More sleuth work led Maloof, who, with Charlie Siskel, directed this film, to a storage locker owned by one of Maier’s former charges. There he found 100,000 negatives, 2,000 rolls of undeveloped black-and-white film and 700 rolls of color. He also found teeth, hats, papers, coats, blouses, uncashed income tax checks, receipts: the detritus that, in total, makes up a life.

Now Maier, once relegated to obscurity, is among the most-sought after artists in American photography.

Maloof’s documentary Finding Vivian Maier showcases her work—much of it stunning, and, to be expected, some of it in need of an editor—but also dips into her mystery. She died in 2009 at age 83, so she cannot answer the many questions we have: Who were you? Why were you estranged from your family? What motivated you? What were your ambitions and hopes for your work?

Maloof can’t answer these questions either, nor can the people he interviews: a long-lost cousin, children who remember Maier as their nanny, even talk show host Phil Donahue, who hired her to care for his four sons.

Pictures tell us not only about their subjects; they also inform us about the photographer. So the best way to assess Maier is through her work, both photos and the 8mm and 16mm films she made. Her prolific output indicates a woman infinitely curious about the world—someone for whom the most quotidian occurrences contained meaning.

She seems to have been most comfortable with children, who confront her camera with honesty and a lack of pretense. Yet she could be unflinching in her shots of accident victims, and those photos betray a cool emotional detachment. One of the children she cared for recalls an incident in which he had been hit by a car (he wasn’t badly injured), and Maier appeared—with her camera, shooting photos of the scene.

Maier, who is portrayed in the film as severe, at least with her fellow adults, nonetheless had an appreciation for humor and the absurd. Her instinct drew her to things and people that were broken; her eye sought out creative juxtapositions of form and content. And her reflexes enabled her to capture them.

“In her is a quality of human understanding and warmth,” says acclaimed street photographer Joel Meyerowitz.

“She had a great eye, a great sense of framing, humor and tragedy,” adds Mary Ellen Mark, famous for her photojournalism and portraiture. “A sense of life and environment. She had it all.”

Other journalists have criticized the documentary for invading Meier’s privacy. She was, by all accounts, a very private person, and we cannot know her wishes about how her work should be publicized, if at all.

However, she spent her entire adulthood intruding in the privacy of others, albeit in public spaces. That’s what street photographers do; they are legal voyeurs. Maier even used a Rolleiflex, a medium-format camera. Instead of holding the camera to the eye, the photographer looks down into the viewfinder to focus on and shoot subjects—who likely don’t know that their picture is being taken. Now the lens has been turned on her.

My issue with the film was that it seemed at times that the interviewees—and, to an extent, Maloof—were poking fun at Maier’s eccentricities, her fashion sense (she preferred men’s shirts because they were better-tailored than women’s; I agree), her behavioral tics.

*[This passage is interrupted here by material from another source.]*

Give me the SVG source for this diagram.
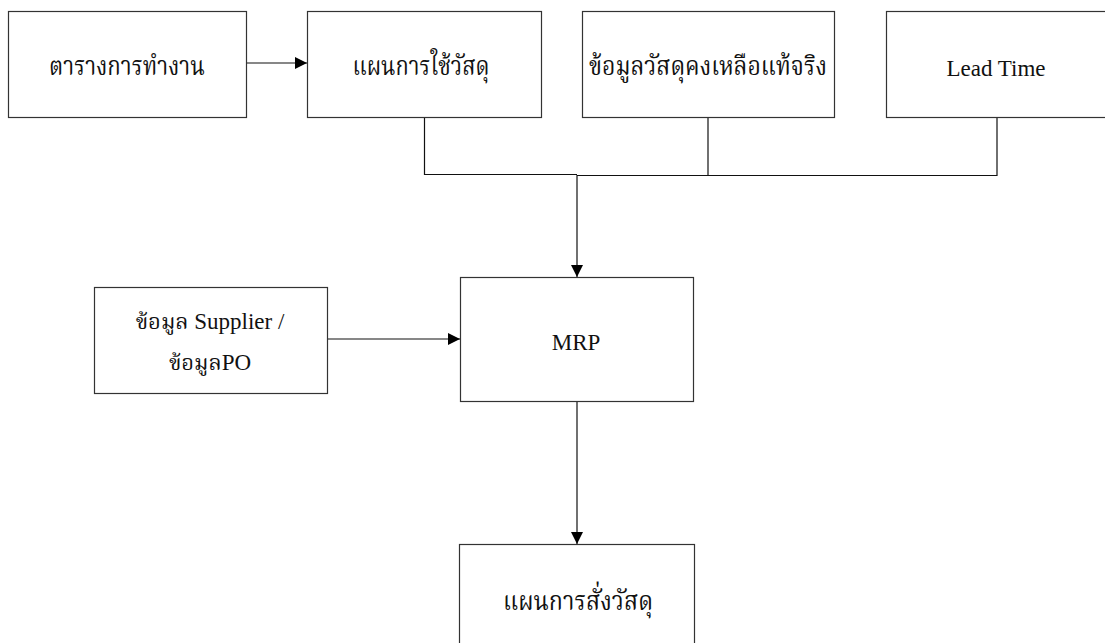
<svg xmlns="http://www.w3.org/2000/svg" width="1105" height="643" viewBox="0 0 1105 643">
  <style>
    .box { fill: #ffffff; stroke: #333333; stroke-width: 1.2; }
    .lbl { font-family: "Liberation Serif", "Noto Serif Thai", "Noto Sans Thai", serif; font-size: 23px; fill: #111111; text-anchor: middle; }
    .thai { font-size: 27px; }
    .thai-s { font-size: 22px; }
    .wire { fill: none; stroke: #111111; stroke-width: 1.2; }
  </style>
  <defs>
    <marker id="arrow" viewBox="0 0 12 12" refX="12" refY="6" markerWidth="12" markerHeight="12" markerUnits="userSpaceOnUse" orient="auto">
      <path d="M0,0 L12,6 L0,12 Z" fill="#000000"/>
    </marker>
  </defs>
  <rect x="0" y="0" width="1105" height="643" fill="#ffffff"/>

  <g id="connectors">
    <path class="wire" d="M246,63 H307" marker-end="url(#arrow)"/>
    <path class="wire" d="M424.5,117 V174.5 H577"/>
    <path class="wire" d="M708,117 V175.5"/>
    <path class="wire" d="M997,117 V175.5 H577"/>
    <path class="wire" d="M577,175 V277" marker-end="url(#arrow)"/>
    <path class="wire" d="M327,339 H460" marker-end="url(#arrow)"/>
    <path class="wire" d="M577,402 V544" marker-end="url(#arrow)"/>
  </g>

  <g id="schedule">
    <rect class="box" x="8.5" y="11.5" width="238" height="106"/>
    <text class="lbl thai" x="127" y="75" textLength="156" lengthAdjust="spacingAndGlyphs">ตารางการทำงาน</text>
  </g>
  <g id="usage-plan">
    <rect class="box" x="307.5" y="11.5" width="234" height="106"/>
    <text class="lbl thai" x="421" y="75" textLength="137" lengthAdjust="spacingAndGlyphs">แผนการใช้วัสดุ</text>
  </g>
  <g id="stock-on-hand">
    <rect class="box" x="582.5" y="11.5" width="252" height="106"/>
    <text class="lbl thai" x="708" y="75" textLength="238" lengthAdjust="spacingAndGlyphs">ข้อมูลวัสดุคงเหลือแท้จริง</text>
  </g>
  <g id="lead-time">
    <rect class="box" x="886.5" y="11.5" width="230" height="106"/>
    <text class="lbl" x="996" y="76">Lead Time</text>
  </g>
  <g id="supplier-po">
    <rect class="box" x="94.5" y="287.5" width="233" height="106"/>
    <text class="lbl" x="210" y="329"><tspan class="thai-s">ข้อมูล</tspan> Supplier /</text>
    <text class="lbl" x="210" y="370"><tspan class="thai-s">ข้อมูล</tspan>PO</text>
  </g>
  <g id="mrp">
    <rect class="box" x="460.5" y="277.5" width="233" height="124"/>
    <text class="lbl" x="576" y="350">MRP</text>
  </g>
  <g id="order-plan">
    <rect class="box" x="459.5" y="544.5" width="235" height="130"/>
    <text class="lbl thai" x="578" y="610" textLength="150" lengthAdjust="spacingAndGlyphs">แผนการสั่งวัสดุ</text>
  </g>
</svg>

She was an unmarried nonconformist—a “spinster,” someone calls her, using an antiquated and offensive word—who traveled the world alone. She did this in the mid-20th century, when women were expected to hew to narrow gender roles and to sacrifice their own ambitions for a husband and children.

A man who led Maier’s life would have been lauded as a sophisticated jet-setter, an artist in search of his muse. Instead, Maier is portrayed as damaged.

That said, the documentary is largely enjoyable—Maier’s photographs are brilliant and the story is intriguing. But in effect, we get a filmic version of a Polaroid picture before it’s fully developed. Instead of thinking we can solve the mystery through speculation, perhaps we should just let the mystery be.